Submitted to: American Chemical Society Abstracts
Publication Type: Abstract only
Publication Acceptance Date: 7/15/2006
Publication Date: 9/10/2006
Citation: Caberera, A., Cox, L., Koskinen, W.C. 2006. Soil organic amendment as affecting herbicide fate. American Chemical Society Abstracts. p. 99. Interpretive Summary:
Technical Abstract: The addition of organic amendments or organic wastes to soils have been shown to affect the fate of soil applied herbicides, although it is an issue very seldom considered when making the decision of fertilizing soil or disposing organic wastes. The addition of organic wastes to soils is viewed as very beneficial in retarding pesticide movement through agricultural soils, due to the subsequent increase in soil organic matter. This increase in organic matter, in general, increases pesticide sorption. Sorption-desorption interactions of herbicides with soil components determine the availability of the chemical in soil for microbial degradation and leaching. Herbicide that is sorbed to soil particles is not instantaneously bioavailable, it must first desorb from the soil into solution. The aim of this work was to investigate on the effect of soil addition of an organic residue from olive oil production process on sorption-desorption, dissipation and leaching of the soil applied herbicides diuron and terbuthylazine, which are the most frequently used herbicides in Spanish olive groves.
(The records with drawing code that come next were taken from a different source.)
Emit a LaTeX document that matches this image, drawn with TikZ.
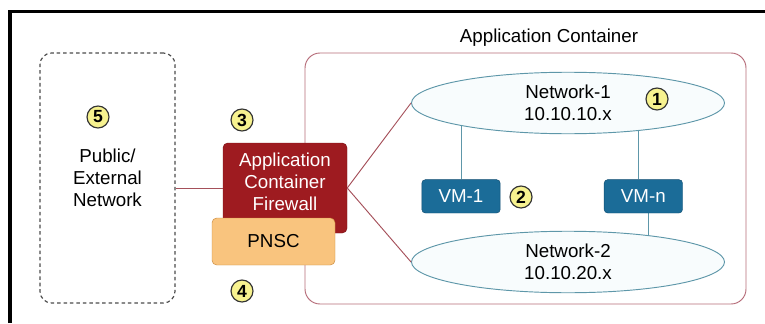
\documentclass[tikz,border=0pt]{standalone}
\usepackage{fontspec}
\setmainfont{Liberation Sans}
\usetikzlibrary{shapes.geometric,backgrounds}
\definecolor{fwred}{HTML}{9E1B20}
\definecolor{pnscor}{HTML}{F9C47E}
\definecolor{pnscdark}{HTML}{C98A3E}
\definecolor{vmblue}{HTML}{1B6C98}
\definecolor{vmdark}{HTML}{114E72}
\definecolor{netblue}{HTML}{5E97A9}
\definecolor{netfill}{HTML}{F8FCFD}
\definecolor{contred}{HTML}{B56B78}
\definecolor{linkred}{HTML}{A5505A}
\definecolor{badgeyel}{HTML}{F7F28F}

\begin{document}
\begin{tikzpicture}[font=\fontsize{16}{18.7}\selectfont]
\tikzstyle{badge}=[circle,draw=black!80,line width=1pt,fill=badgeyel,minimum size=0.66cm,inner sep=0pt,font=\fontsize{15}{15}\selectfont\bfseries]
\tikzstyle{net}=[ellipse,draw=netblue,line width=0.8pt,fill=netfill,minimum width=9.39cm,minimum height=1.75cm,align=center]
\tikzstyle{vm}=[draw=vmdark,fill=vmblue,rounded corners=3pt,text=white,minimum width=2.35cm,minimum height=1cm]
\tikzstyle{link}=[draw=linkred,line width=0.8pt]
\tikzstyle{vlink}=[draw=netblue,line width=0.8pt]
\useasboundingbox (0,0) rectangle (22.95,9.69);
\draw[line width=3.4pt] (0.3,0) -- (0.3,9.345) -- (22.95,9.345);
\node[draw=gray!60!black,dash pattern=on 3pt off 2.5pt,line width=1pt,rounded corners=0.35cm,minimum width=4.05cm,minimum height=7.5cm,align=center] (pub) at (3.225,4.35) {Public/\\External\\Network};
\node[draw=contred,line width=0.8pt,rounded corners=0.45cm,minimum width=13.23cm,minimum height=7.53cm] (cont) at (15.765,4.335) {};
\node (title) at (16.47,8.55) {Application Container};
\node[fill=fwred,draw=fwred!80!black,rounded corners=4pt,minimum width=3.72cm,minimum height=2.7cm] (fw) at (8.55,4.05) {};
\node[fill=pnscor,draw=pnscdark,rounded corners=4pt,minimum width=3.69cm,minimum height=1.41cm] (pnsc) at (8.205,2.445) {PNSC};
\node[text=white,align=center] (fwtext) at (8.55,4.23) {Application\\Container\\Firewall};
\node[net] (net1) at (17.04,6.6) {Network-1\\10.10.10.x};
\node[net] (net2) at (17.04,1.83) {Network-2\\10.10.20.x};
\node[vm] (vm1) at (13.83,3.8) {VM-1};
\node[vm] (vmn) at (19.3,3.8) {VM-n};
\node[badge] (b1) at (19.71,6.72) {1};
\node[badge] (b2) at (15.63,3.78) {2};
\node[badge] (b3) at (7.26,6.09) {3};
\node[badge] (b4) at (7.26,0.96) {4};
\node[badge] (b5) at (2.94,6.18) {5};
\draw[link] (fw.west -| pub.east) -- (fw.west);
\draw[link] (fw.east) -- (net1.west);
\draw[link] (fw.east) -- (net2.west);
\begin{scope}[on background layer]
\draw[vlink] (vm1.north) -- (vm1.north |- net1.center);
\draw[vlink] ([xshift=-4pt]vmn.north) -- ([xshift=-4pt]vmn.north |- net1.center);
\draw[vlink] ([xshift=4pt]vmn.south) -- ([xshift=4pt]vmn.south |- net2.center);
\end{scope}
\end{tikzpicture}
\end{document}
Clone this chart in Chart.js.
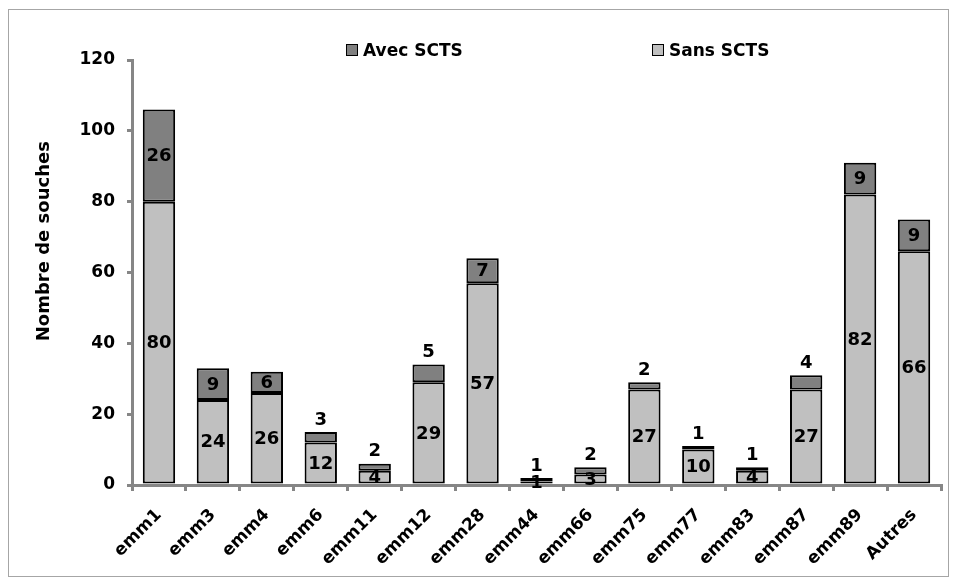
<!DOCTYPE html>
<html>
<head>
<meta charset="utf-8">
<script src="https://cdn.jsdelivr.net/npm/chart.js@4"></script>
<style>
    html, body { margin: 0; padding: 0; background: #fff; }
    #wrap { position: relative; width: 956px; height: 580px; }
    #frame { position: absolute; left: 8px; top: 9px; width: 939px; height: 566px; border: 1px solid #a6a6a6; pointer-events: none; }
    .legend-item { position: absolute; top: 40px; display: flex; align-items: center; font: bold 17px 'DejaVu Sans', sans-serif; color: #000; }
    .legend-box { width: 10px; height: 10px; border: 1px solid #000; margin-right: 5px; }
</style>
</head>
<body>
<div id="wrap">
    <canvas id="chart" width="956" height="580"></canvas>
    <div id="frame"></div>
    <div class="legend-item" style="left:346px"><span class="legend-box" style="background:#808080"></span>Avec SCTS</div>
    <div class="legend-item" style="left:652px"><span class="legend-box" style="background:#c0c0c0"></span>Sans SCTS</div>
</div>
<script>
// values
const categories = ['emm1', 'emm3', 'emm4', 'emm6', 'emm11', 'emm12', 'emm28', 'emm44', 'emm66', 'emm75', 'emm77', 'emm83', 'emm87', 'emm89', 'Autres'];
const sansSCTS = [80, 24, 26, 12, 4, 29, 57, 1, 3, 27, 10, 4, 27, 82, 66];
const avecSCTS = [26, 9, 6, 3, 2, 5, 7, 1, 2, 2, 1, 1, 4, 9, 9];
const yTicks = [0, 20, 40, 60, 80, 100, 120];

const axisGray = '#868686';
const labelFont = "bold 18px 'DejaVu Sans', sans-serif";

// draw the numbers in / above the segments
const valueLabels = {
    id: 'valueLabels',
    afterDatasetsDraw(chart) {
        const ctx = chart.ctx;
        ctx.save();
        ctx.font = labelFont;
        ctx.fillStyle = '#000';
        ctx.textAlign = 'center';
        ctx.textBaseline = 'middle';
        chart.data.datasets.forEach((ds, i) => {
            const meta = chart.getDatasetMeta(i);
            meta.data.forEach((bar, j) => {
                const v = ds.data[j];
                let y = (bar.y + bar.base) / 2;
                if (ds.label === 'Avec SCTS' && v < 6) y = bar.y - 13;
                ctx.fillText(String(v), bar.x, y + 1);
            });
        });
        ctx.restore();
    }
};

new Chart(document.getElementById('chart'), {
    type: 'bar',
    data: {
        labels: categories,
        datasets: [
            {
                label: 'Sans SCTS',
                data: sansSCTS,
                backgroundColor: '#c0c0c0',
                borderColor: '#000',
                borderWidth: 2,
                borderSkipped: false,
                categoryPercentage: 1,
                barPercentage: 0.6
            },
            {
                label: 'Avec SCTS',
                data: avecSCTS,
                backgroundColor: '#808080',
                borderColor: '#000',
                borderWidth: 2,
                borderSkipped: false,
                categoryPercentage: 1,
                barPercentage: 0.6
            }
        ]
    },
    options: {
        responsive: false,
        animation: false,
        layout: { padding: { left: 8, right: 15, top: 60, bottom: 0 } },
        plugins: {
            legend: { display: false },
            tooltip: { enabled: false }
        },
        scales: {
            x: {
                stacked: true,
                afterFit: s => { s.height = 95; },
                grid: { drawOnChartArea: false, offset: true, tickLength: 6, color: axisGray, lineWidth: 3 },
                border: { color: axisGray, width: 3 },
                ticks: {
                    minRotation: 45, maxRotation: 45, padding: 14,
                    color: '#000',
                    font: { family: "'DejaVu Sans', sans-serif", size: 17, weight: 'bold' }
                }
            },
            y: {
                stacked: true,
                min: 0, max: 120,
                afterFit: s => { s.width = 124; },
                afterBuildTicks: s => { s.ticks = yTicks.map(v => ({ value: v })); },
                grid: { drawOnChartArea: false, tickLength: 5, color: axisGray, lineWidth: 3 },
                border: { color: axisGray, width: 3 },
                ticks: {
                    color: '#000', padding: 12,
                    font: { family: "'DejaVu Sans', sans-serif", size: 17, weight: 'bold' }
                },
                title: {
                    display: true,
                    // leading spaces push the text up, as in the original
                    text: '\u00a0'.repeat(10) + 'Nombre de souches',
                    color: '#000',
                    padding: { top: 26, bottom: 0 },
                    font: { family: "'DejaVu Sans', sans-serif", size: 18, weight: 'bold' }
                }
            }
        }
    },
    plugins: [valueLabels]
});
</script>
</body>
</html>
Sorption studies revealed an increase in sorption of both herbicides upon amendment with the organic residue. Sorption not only increased but sorption irreversibility also increased with amendment. When herbicides diuron and terbuthylazine were coapplied, sorption reversibility increased. Diuron persistence increased upon amendment whereas half lives for terbuthylazine decreased. Leaching of the herbicides in soil columns was reduced in both cases.